— Start —

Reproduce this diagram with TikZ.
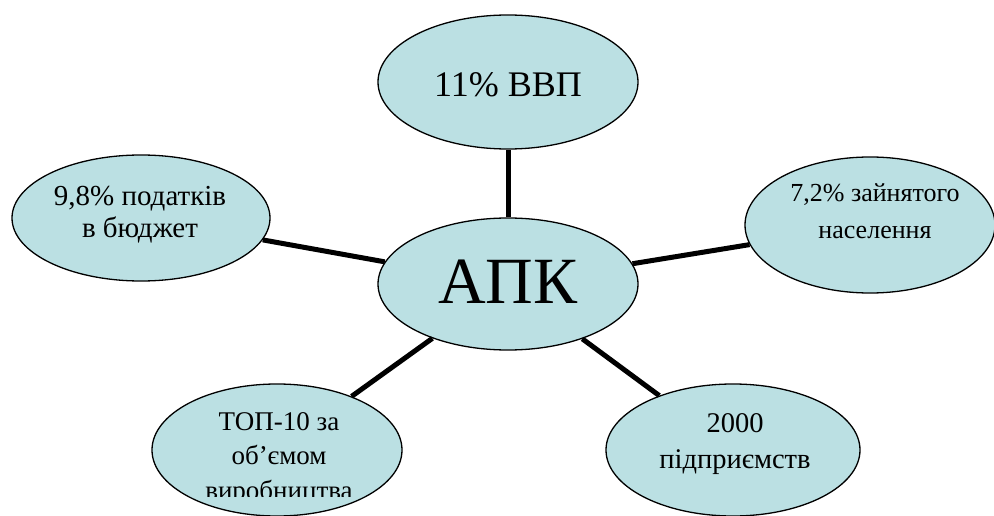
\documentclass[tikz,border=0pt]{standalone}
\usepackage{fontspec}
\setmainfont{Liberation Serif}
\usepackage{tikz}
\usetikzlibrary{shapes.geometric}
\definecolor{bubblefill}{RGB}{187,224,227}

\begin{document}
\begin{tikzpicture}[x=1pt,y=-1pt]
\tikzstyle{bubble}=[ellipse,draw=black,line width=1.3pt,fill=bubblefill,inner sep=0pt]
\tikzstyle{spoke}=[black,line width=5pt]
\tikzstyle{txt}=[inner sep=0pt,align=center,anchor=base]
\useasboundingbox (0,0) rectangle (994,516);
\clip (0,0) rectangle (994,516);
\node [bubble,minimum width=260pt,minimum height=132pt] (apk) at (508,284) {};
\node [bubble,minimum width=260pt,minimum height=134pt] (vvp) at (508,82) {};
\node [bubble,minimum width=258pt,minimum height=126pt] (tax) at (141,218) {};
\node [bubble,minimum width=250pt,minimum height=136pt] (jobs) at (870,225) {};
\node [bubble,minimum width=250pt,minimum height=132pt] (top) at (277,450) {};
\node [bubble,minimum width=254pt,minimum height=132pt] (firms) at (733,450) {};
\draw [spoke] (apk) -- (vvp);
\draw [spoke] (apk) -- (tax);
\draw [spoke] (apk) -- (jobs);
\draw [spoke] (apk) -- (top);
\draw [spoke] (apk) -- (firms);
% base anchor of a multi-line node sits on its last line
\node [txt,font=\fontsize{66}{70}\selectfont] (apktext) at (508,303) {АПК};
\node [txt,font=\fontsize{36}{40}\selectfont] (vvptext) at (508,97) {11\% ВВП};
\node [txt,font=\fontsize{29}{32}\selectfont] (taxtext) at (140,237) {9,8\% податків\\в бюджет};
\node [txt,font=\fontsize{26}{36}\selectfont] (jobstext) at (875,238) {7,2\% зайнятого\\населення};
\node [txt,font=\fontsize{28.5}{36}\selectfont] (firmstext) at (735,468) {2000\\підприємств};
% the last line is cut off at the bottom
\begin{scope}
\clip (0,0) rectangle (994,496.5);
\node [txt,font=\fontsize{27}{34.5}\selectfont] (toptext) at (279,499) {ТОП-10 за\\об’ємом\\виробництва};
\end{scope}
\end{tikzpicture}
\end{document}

— End —

● **WHAT TO DO**: Without including any picture, repeat the data exactly.

● **WORKED SOLUTION**:
Reproduce this diagram with TikZ.
\documentclass[tikz,border=0pt]{standalone}
\usepackage{fontspec}
\setmainfont{Liberation Serif}
\usepackage{tikz}
\usetikzlibrary{shapes.geometric}
\definecolor{bubblefill}{RGB}{187,224,227}

\begin{document}
\begin{tikzpicture}[x=1pt,y=-1pt]
\tikzstyle{bubble}=[ellipse,draw=black,line width=1.3pt,fill=bubblefill,inner sep=0pt]
\tikzstyle{spoke}=[black,line width=5pt]
\tikzstyle{txt}=[inner sep=0pt,align=center,anchor=base]
\useasboundingbox (0,0) rectangle (994,516);
\clip (0,0) rectangle (994,516);
\node [bubble,minimum width=260pt,minimum height=132pt] (apk) at (508,284) {};
\node [bubble,minimum width=260pt,minimum height=134pt] (vvp) at (508,82) {};
\node [bubble,minimum width=258pt,minimum height=126pt] (tax) at (141,218) {};
\node [bubble,minimum width=250pt,minimum height=136pt] (jobs) at (870,225) {};
\node [bubble,minimum width=250pt,minimum height=132pt] (top) at (277,450) {};
\node [bubble,minimum width=254pt,minimum height=132pt] (firms) at (733,450) {};
\draw [spoke] (apk) -- (vvp);
\draw [spoke] (apk) -- (tax);
\draw [spoke] (apk) -- (jobs);
\draw [spoke] (apk) -- (top);
\draw [spoke] (apk) -- (firms);
% base anchor of a multi-line node sits on its last line
\node [txt,font=\fontsize{66}{70}\selectfont] (apktext) at (508,303) {АПК};
\node [txt,font=\fontsize{36}{40}\selectfont] (vvptext) at (508,97) {11\% ВВП};
\node [txt,font=\fontsize{29}{32}\selectfont] (taxtext) at (140,237) {9,8\% податків\\в бюджет};
\node [txt,font=\fontsize{26}{36}\selectfont] (jobstext) at (875,238) {7,2\% зайнятого\\населення};
\node [txt,font=\fontsize{28.5}{36}\selectfont] (firmstext) at (735,468) {2000\\підприємств};
% the last line is cut off at the bottom
\begin{scope}
\clip (0,0) rectangle (994,496.5);
\node [txt,font=\fontsize{27}{34.5}\selectfont] (toptext) at (279,499) {ТОП-10 за\\об’ємом\\виробництва};
\end{scope}
\end{tikzpicture}
\end{document}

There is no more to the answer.